WOLFRAM

Wolfram Summer School

Alumni

Rohan Saxena

Technology and Innovation

Class of 2017

Bio

Rohan Saxena is an sophomore majoring in computer science at BITS Pilani, India. His academic interests, past projects and work in college and beyond lie in the fields of artificial intelligence, robotics and machine learning, especially deep learning.

He was fascinated by autonomous robots in his freshman year at the robotics lab in college. Even today, he can be found there playing around with one of the bots.

Passionate about self-driving cars, Rohan wants to make the technology robust so as to bring these machines to developing countries like India to make travel safer and cheaper.

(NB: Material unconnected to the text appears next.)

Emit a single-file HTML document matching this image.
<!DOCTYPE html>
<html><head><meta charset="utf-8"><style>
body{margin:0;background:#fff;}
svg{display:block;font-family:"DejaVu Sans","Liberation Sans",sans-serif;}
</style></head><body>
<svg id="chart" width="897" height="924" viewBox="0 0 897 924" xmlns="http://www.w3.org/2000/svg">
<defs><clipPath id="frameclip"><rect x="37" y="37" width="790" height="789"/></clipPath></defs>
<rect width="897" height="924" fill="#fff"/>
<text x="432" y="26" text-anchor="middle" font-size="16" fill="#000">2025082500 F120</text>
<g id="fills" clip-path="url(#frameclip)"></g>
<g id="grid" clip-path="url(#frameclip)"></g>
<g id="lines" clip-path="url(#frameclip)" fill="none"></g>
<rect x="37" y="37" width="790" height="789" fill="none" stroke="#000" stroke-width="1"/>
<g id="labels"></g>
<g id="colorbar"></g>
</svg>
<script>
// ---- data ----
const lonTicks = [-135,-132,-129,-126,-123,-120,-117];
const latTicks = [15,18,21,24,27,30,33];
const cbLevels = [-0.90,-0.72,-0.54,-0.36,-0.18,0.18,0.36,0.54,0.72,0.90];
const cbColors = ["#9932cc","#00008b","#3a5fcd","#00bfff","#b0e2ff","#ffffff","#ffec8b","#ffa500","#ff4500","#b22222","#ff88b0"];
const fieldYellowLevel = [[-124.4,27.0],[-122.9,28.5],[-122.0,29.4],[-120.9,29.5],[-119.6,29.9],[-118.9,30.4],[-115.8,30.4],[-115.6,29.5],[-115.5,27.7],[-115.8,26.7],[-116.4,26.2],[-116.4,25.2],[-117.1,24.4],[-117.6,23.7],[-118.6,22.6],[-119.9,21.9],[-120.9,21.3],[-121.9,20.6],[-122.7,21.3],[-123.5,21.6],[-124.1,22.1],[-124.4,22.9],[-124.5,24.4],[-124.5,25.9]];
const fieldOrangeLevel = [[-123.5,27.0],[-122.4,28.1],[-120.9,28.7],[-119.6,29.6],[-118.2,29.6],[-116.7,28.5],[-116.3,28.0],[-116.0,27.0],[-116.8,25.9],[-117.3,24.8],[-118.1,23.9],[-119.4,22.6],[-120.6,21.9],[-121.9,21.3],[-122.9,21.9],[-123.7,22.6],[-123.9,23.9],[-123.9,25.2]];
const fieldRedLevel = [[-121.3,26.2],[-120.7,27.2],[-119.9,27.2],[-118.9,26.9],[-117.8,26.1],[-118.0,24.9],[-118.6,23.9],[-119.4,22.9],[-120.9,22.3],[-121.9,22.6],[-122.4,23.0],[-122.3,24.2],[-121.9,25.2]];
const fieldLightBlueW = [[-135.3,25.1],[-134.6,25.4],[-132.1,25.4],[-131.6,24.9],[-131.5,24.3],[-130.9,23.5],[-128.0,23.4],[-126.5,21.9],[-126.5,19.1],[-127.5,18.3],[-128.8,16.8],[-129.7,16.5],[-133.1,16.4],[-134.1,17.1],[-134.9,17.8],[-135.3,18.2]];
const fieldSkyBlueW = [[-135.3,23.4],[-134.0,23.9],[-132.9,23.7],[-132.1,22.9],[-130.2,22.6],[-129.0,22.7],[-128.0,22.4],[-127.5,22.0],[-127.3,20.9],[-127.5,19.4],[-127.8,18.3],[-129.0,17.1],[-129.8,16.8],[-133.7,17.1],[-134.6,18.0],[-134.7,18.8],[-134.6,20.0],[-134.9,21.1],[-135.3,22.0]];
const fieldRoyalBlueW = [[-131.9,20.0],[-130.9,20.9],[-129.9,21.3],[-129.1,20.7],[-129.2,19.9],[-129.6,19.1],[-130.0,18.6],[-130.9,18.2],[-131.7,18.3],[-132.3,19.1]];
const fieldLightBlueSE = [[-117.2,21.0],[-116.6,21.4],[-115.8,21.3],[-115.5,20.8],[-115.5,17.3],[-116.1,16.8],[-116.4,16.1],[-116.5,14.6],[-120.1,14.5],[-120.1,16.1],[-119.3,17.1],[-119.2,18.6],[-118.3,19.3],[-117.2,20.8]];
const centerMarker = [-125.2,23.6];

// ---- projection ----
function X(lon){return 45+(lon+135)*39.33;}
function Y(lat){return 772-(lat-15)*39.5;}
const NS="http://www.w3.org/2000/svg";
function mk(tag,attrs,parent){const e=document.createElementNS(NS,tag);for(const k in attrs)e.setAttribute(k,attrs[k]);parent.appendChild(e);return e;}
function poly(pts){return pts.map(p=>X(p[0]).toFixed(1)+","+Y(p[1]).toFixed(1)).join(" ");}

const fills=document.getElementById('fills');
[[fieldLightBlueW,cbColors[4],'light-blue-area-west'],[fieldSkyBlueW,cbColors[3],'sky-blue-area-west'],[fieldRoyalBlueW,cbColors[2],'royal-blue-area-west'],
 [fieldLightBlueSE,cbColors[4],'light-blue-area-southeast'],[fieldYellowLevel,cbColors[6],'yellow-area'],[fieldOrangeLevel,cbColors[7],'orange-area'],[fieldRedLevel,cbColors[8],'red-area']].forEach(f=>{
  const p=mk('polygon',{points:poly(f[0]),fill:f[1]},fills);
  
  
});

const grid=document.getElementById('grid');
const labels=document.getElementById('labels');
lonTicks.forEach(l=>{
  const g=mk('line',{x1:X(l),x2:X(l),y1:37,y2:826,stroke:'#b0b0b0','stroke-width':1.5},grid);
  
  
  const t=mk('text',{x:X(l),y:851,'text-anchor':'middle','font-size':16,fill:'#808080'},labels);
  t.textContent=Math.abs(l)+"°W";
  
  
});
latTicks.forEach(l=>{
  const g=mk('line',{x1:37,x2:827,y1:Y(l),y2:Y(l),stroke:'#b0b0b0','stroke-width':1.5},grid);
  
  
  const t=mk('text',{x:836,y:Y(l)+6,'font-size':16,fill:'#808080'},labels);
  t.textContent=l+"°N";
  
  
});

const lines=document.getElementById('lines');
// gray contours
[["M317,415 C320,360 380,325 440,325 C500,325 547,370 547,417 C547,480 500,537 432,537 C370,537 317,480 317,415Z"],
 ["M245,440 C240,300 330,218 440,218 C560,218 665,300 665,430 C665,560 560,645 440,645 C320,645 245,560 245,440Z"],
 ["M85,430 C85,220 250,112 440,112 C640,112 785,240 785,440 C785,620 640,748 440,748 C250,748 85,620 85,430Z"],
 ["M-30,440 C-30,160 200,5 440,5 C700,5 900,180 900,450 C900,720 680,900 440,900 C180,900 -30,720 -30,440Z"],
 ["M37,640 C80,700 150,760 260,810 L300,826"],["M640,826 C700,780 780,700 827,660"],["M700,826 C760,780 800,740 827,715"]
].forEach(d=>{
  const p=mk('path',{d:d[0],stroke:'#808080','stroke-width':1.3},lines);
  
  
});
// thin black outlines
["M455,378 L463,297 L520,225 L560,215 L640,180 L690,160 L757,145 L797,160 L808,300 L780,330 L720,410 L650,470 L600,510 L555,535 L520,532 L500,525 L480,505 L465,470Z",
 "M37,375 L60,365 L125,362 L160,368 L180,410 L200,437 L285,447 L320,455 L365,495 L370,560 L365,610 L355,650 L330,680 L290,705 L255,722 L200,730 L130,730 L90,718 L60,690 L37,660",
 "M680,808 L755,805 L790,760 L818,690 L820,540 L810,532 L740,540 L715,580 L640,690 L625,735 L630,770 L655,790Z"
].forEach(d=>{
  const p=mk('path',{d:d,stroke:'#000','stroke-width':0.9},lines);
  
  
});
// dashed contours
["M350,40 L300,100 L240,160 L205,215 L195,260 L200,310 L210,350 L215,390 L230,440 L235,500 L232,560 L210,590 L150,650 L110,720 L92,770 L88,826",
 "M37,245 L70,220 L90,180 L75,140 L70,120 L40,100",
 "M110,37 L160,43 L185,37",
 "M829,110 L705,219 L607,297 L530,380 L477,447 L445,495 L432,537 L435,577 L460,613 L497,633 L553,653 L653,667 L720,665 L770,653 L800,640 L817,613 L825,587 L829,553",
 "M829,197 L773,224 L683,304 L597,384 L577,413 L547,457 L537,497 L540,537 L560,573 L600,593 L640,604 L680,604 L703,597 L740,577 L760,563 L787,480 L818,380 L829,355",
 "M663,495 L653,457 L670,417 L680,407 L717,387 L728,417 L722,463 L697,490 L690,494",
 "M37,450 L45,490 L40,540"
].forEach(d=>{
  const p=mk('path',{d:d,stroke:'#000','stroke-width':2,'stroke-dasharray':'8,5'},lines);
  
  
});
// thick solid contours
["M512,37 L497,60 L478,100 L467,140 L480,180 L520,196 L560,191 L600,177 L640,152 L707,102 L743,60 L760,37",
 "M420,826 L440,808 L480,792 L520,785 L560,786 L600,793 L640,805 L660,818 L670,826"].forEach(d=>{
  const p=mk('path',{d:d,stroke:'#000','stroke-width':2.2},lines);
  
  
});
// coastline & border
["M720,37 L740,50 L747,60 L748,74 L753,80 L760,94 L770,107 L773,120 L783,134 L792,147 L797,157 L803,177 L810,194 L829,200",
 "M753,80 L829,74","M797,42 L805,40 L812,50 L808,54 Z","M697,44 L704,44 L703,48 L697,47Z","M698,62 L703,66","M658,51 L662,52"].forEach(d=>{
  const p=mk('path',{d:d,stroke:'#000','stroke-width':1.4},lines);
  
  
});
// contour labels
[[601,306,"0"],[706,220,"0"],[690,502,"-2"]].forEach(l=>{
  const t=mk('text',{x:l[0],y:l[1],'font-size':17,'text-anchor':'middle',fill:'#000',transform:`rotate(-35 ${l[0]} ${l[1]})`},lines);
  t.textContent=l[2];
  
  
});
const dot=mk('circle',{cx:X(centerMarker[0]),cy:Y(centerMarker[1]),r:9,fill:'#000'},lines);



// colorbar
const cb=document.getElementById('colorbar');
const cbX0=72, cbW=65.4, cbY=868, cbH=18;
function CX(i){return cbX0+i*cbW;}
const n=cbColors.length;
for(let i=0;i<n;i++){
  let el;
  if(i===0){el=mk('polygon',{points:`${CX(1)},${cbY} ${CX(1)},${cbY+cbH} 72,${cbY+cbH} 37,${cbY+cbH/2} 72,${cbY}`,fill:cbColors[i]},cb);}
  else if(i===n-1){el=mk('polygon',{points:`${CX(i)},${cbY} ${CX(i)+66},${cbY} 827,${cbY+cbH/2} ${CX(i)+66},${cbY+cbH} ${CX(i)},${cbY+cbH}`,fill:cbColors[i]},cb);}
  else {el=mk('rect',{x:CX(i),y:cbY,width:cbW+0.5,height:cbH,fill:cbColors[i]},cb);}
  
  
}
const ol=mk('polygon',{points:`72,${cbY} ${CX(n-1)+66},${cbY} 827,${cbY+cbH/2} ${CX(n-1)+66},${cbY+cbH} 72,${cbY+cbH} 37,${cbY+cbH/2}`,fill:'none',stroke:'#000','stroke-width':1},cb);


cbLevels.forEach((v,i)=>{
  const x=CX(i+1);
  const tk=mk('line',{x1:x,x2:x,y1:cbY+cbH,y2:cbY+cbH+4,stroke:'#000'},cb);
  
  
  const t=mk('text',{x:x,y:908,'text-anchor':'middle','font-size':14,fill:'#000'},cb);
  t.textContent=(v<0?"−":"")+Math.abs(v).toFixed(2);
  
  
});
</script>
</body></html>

In his free time, Rohan enjoys reading, blogging and swimming.

Computational Essay

Artificial Neuron »

Project: Semantic Segmentation of Urban Street Scenes

Goal of the project:

The ability to correctly analyze the ambient environment is critical for the development of autonomous systems such as self-driving cars. The aim of my project is to perform a pixel-wise semantic segmentation of the images contained in the Cityscapes dataset. Cityscapes is a challenging dataset consisting of a comprehensive set of images from various kinds of urban settings.

Summary of work:

I chose to implement a deep neural network using the pyramid pooling architecture described in “Pyramid Scene Parsing Network.” I used the pre-trained ResNet network padded with a custom pyramid pooling scheme to effectively extract features from the images. My network outputs a set of probabilities for each pixel in the image that indicate the possibility of that pixel belonging to one of 34 classes.

Results and future work:

After a day of training on the NVIDIA Tesla K80 GPU, my network shows performance between the coarse and fine annotations of the Cityscapes dataset. This result can be improved by training for a longer time or modifying the architecture of the neural network. The last layer of the pyramid network upsamples the pixels by a zoom factor of 8. I believe the performance can be increased by replacing this drastic upsampling by a series of deconvolution layers. This will, however, come at the cost of more parameters.